On June 10, 2021, the College Football Playoff announced it would begin considering expansion. The four-team playoff was wildly popular and lucrative, but it included only three games—stunting both parity and profit. It seemed the FBS football community would be relatively amenable, agreeing to a new format so everyone could cash in.
That could not have been further from reality. A seismic wave of conference realignment set off by the SEC a few months later—that ultimately ended in the demise of the Pac-12—complicated relationships, contracts, and negotiations. The CFP did not officially rubber-stamp a 12-team format until December 2022. It then took a year and a half to iron out details and ink new contracts.
All of that is water under the bridge now. The new postseason format kicks off in mid-December, featuring 11 games culminating in the national championship in Atlanta on Jan. 20. There will be on-campus matchups, millions in new media-rights revenue, and an entire regular season to speculate on the CFP’s first postseason “bracket.” The enterprise will be led by Lieutenant General Richard Clark, who spent 38 years in the Air Force and played football for the U.S. Air Force Academy in the 1980s.
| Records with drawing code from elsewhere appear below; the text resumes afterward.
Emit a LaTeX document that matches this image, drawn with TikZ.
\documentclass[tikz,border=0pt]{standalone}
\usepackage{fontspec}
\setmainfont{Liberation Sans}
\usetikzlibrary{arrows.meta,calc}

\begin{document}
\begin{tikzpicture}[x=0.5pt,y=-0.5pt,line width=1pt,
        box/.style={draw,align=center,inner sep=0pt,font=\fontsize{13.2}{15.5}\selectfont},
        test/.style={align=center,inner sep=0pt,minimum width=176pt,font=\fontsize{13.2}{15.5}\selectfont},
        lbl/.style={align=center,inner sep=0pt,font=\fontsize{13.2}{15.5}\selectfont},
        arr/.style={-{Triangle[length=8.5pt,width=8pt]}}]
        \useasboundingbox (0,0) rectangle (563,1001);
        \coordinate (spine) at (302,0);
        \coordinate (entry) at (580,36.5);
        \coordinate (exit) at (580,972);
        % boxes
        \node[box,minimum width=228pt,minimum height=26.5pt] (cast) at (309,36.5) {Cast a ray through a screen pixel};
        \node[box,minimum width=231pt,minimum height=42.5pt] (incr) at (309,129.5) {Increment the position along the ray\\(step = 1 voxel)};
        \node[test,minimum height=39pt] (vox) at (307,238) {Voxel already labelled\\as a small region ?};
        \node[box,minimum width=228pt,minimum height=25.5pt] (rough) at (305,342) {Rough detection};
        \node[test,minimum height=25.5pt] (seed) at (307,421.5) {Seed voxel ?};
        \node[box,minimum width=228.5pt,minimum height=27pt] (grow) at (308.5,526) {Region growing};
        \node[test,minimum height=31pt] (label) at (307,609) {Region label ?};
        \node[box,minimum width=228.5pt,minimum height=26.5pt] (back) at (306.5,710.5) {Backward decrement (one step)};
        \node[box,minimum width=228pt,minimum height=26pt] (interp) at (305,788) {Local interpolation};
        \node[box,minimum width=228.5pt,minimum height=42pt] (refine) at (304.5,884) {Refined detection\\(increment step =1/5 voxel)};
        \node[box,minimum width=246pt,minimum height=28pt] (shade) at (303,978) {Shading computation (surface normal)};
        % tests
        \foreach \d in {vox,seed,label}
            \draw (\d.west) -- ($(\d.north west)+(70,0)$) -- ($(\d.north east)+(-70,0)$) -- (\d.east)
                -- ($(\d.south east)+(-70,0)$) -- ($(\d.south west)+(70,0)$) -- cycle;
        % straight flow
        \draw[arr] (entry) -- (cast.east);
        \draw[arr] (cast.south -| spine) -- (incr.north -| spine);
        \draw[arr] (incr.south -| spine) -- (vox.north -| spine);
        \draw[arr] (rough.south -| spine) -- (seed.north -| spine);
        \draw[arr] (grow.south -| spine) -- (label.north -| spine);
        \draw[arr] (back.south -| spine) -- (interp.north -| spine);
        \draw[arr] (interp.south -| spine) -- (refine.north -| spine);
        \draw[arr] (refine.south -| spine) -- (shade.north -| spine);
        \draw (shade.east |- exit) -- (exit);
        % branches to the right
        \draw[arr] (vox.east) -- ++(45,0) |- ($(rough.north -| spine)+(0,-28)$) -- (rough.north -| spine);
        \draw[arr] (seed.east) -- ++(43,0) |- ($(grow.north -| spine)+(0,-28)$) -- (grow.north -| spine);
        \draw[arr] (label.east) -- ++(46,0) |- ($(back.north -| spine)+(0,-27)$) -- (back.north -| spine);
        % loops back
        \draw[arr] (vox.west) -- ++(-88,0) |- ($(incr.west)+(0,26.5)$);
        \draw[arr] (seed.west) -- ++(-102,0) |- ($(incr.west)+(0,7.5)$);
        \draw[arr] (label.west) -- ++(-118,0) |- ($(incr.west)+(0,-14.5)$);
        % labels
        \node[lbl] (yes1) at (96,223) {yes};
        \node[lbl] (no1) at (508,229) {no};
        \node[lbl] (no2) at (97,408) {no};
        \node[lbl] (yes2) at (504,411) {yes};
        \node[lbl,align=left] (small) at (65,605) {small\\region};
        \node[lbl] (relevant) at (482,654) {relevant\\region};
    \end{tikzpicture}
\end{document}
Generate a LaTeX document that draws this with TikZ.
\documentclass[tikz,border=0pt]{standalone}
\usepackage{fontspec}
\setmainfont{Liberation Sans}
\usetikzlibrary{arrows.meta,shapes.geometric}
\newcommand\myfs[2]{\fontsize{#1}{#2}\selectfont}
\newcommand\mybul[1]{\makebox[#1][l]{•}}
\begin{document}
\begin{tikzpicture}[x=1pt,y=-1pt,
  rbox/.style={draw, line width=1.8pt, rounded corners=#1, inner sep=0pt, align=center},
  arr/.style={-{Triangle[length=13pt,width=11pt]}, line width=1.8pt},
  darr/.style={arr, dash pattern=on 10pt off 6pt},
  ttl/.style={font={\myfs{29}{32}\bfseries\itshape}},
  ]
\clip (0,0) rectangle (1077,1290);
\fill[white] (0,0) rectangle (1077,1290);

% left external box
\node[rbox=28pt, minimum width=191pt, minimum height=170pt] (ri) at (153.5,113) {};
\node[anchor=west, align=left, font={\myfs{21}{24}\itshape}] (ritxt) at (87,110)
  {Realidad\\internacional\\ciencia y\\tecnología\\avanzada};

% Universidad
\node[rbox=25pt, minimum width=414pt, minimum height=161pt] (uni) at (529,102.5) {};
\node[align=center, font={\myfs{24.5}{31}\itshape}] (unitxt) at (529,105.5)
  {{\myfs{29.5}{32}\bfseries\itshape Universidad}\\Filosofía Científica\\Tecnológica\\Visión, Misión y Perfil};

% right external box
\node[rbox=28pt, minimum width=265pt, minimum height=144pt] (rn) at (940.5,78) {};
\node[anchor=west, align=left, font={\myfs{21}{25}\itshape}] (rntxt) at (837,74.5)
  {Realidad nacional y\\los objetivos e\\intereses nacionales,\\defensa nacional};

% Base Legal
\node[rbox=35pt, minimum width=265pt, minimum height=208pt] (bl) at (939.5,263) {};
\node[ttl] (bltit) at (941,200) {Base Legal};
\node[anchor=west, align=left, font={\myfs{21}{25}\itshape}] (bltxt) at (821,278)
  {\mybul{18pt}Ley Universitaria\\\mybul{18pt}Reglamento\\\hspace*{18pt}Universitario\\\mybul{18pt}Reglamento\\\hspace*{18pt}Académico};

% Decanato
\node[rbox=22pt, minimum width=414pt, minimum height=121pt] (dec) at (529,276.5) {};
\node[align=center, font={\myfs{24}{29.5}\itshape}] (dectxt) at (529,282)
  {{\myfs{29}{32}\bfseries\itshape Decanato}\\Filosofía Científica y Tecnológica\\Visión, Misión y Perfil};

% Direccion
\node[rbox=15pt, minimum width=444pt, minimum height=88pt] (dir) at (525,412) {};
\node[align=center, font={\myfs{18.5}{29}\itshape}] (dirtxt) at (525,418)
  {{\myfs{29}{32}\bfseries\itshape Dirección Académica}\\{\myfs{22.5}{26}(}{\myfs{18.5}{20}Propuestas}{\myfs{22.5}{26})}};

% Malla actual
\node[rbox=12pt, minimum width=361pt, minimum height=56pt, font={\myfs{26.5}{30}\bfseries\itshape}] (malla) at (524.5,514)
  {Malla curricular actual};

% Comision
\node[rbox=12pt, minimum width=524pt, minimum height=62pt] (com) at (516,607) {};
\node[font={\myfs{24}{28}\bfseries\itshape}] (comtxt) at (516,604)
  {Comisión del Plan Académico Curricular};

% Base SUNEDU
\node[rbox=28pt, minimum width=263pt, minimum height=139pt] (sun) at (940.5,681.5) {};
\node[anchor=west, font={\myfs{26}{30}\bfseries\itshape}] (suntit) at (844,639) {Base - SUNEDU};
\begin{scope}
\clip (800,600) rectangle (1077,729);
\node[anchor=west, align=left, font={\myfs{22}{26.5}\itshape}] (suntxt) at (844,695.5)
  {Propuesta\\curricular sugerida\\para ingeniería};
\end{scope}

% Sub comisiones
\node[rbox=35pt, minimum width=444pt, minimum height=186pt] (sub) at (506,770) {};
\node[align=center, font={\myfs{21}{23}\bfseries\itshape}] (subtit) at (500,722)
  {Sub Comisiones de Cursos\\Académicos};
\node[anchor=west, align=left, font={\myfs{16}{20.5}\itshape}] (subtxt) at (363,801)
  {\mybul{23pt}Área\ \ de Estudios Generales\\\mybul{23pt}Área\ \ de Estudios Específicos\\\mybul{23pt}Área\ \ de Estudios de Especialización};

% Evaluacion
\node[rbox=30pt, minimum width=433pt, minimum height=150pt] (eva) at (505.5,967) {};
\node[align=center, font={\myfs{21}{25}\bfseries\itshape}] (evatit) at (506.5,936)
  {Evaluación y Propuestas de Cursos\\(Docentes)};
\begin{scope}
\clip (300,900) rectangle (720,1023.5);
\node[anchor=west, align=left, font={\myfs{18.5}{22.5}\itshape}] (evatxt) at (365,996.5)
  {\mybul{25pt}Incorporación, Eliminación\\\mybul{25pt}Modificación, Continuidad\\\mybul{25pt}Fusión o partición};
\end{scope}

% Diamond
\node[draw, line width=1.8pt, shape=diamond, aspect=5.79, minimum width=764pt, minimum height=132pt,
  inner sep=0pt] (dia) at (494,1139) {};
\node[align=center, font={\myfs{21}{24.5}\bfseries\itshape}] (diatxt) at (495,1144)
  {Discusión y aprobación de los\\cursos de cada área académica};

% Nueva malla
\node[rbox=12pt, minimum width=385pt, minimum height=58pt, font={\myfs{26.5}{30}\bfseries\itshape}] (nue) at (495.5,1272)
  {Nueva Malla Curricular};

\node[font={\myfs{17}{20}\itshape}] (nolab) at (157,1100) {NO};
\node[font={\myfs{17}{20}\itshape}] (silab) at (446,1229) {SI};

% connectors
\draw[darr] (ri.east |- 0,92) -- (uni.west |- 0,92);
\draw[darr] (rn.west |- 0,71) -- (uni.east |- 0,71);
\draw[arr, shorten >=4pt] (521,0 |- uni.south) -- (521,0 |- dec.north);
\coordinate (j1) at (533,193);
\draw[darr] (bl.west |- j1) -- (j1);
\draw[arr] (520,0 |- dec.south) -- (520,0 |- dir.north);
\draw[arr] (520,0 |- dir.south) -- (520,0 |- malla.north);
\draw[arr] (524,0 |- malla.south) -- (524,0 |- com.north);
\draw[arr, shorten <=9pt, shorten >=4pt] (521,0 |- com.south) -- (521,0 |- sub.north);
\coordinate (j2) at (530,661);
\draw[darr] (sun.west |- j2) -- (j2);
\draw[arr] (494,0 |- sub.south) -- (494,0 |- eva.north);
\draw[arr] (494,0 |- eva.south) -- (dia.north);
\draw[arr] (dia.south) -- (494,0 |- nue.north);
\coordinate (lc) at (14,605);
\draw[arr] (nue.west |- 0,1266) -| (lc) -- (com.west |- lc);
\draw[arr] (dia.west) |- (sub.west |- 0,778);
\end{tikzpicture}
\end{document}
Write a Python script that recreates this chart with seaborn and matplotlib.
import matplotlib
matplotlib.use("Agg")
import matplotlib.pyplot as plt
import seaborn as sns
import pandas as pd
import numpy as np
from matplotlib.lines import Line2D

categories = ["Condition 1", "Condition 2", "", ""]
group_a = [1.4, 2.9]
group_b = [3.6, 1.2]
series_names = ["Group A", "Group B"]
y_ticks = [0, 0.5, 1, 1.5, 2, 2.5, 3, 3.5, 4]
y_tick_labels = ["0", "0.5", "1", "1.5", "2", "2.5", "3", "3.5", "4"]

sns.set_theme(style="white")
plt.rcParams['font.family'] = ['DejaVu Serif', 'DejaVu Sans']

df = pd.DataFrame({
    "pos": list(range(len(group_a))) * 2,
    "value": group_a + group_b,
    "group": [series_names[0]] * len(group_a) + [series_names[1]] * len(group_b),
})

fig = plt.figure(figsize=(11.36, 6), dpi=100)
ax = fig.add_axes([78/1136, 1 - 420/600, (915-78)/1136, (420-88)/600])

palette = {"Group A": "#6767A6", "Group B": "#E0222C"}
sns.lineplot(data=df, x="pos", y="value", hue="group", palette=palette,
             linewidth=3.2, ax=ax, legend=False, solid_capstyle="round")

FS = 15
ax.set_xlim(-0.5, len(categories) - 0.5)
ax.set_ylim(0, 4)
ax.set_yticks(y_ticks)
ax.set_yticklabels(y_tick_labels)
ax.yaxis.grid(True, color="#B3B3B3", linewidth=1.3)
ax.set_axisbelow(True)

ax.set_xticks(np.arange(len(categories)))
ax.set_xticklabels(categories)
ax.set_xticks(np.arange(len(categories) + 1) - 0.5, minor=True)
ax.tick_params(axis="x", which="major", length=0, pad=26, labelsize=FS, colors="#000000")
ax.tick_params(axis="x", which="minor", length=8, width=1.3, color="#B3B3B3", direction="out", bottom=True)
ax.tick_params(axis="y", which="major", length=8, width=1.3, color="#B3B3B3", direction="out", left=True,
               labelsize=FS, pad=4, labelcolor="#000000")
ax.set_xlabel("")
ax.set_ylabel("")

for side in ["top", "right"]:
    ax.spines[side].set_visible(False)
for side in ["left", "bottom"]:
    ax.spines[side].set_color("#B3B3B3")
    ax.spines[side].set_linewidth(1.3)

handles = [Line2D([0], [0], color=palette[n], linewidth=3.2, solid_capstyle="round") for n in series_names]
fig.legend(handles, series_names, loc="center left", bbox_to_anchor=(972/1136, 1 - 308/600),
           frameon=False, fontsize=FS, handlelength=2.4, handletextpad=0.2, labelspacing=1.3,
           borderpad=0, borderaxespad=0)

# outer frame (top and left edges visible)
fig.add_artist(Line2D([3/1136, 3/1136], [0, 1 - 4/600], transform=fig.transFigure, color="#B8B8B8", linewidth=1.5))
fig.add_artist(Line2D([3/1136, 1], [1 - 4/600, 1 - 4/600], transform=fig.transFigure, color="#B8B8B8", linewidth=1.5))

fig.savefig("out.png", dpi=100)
What will the 12-team playoff look like?
The first five bids will go to the champions of the top-ranked conferences: presumably, each of the Power 4 conferences and one Group of 5 conference. The other seven teams will be determined as in years past by the College Football Playoff selection committee. The format guarantees that at least one Group of 5 team will participate each year. Oregon State and Washington State, the members of the two-member Pac-12, will have the ability to qualify through at-large bids, like independents.
For the first year of the playoff, the schedule will go something like this: The first round will consist of four games on Friday, Dec. 20 and Saturday, Dec. 21. The four top-ranked conference champions will get a first-round bye, leaving the remaining eight to duke it out. These games, hosted by the higher-ranked teams, will be the first in CFP history to be played on campus.
The New Year’s Six bowl games will host the quarterfinal rounds on Dec. 31 and Jan. 1, as well as the semifinals a week later. The national championship will take place in Atlanta on Jan. 20 at Mercedes-Benz Stadium, making the entire CFP a monthlong affair for the first time.
Does ESPN still own the rights to the entire CFP?
Yes. In the spring, ESPN and the CFP signed a six-year, $7.8 billion extension of their current contract, which runs until 2026, making ESPN the owner of the playoff through the 2031–2032 season. ESPN also owns the rights to broadcast the New Year’s Six bowl games.
Not all the games will appear on ESPN platforms, however. In May, the network struck a five-year sublicensing deal with TNT, which is wading into postseason college football for the first time. For the first two years of the 12-team format, TNT will broadcast two first-round games. Then, in 2026, 2027, and 2028, the network will gain two quarterfinal matchups.
How much money is everyone going to make?
The new media deal will bring the participating conferences and schools an embarrassment of riches. In the four-team era, Power 5 conferences received $80 million each, with Group of 5 conferences receiving about $100 million total to split, according to the CFP. That revenue was derived from a TV contract worth roughly $470 million per year.
For the next two years, the revenue-distribution formula will be split similarly, though it will be derived from a much larger pot. Conferences with more members will receive slightly more money to ensure that leagues won’t suffer financially for adding more members. The official numbers won’t come out until after the playoff.
Everything changes in 2026, however. This past March, nine FBS conferences and Notre Dame signed a contract confirming their participation in the CFP through 2031. The agreement lays out a new revenue-sharing plan, which, according to multiple reports, would heavily favor the SEC and Big Ten: allowing them each 29% of the total revenue-sharing agreement. Washington State and Oregon State, the lone members of the Pac-12, will be treated as independents of sorts as the conference’s long-term future remains unclear: Their annual paychecks will reportedly tally up to $3.6 million.
Will the CFP ever expand again?
Stakeholders have already begun to consider a 14-team model, and both the CFP conference pact and the media deal with ESPN would facilitate the opportunity for playoff expansion. Though Clark, the new executive director, said this summer that the CFP is in no rush to make a decision.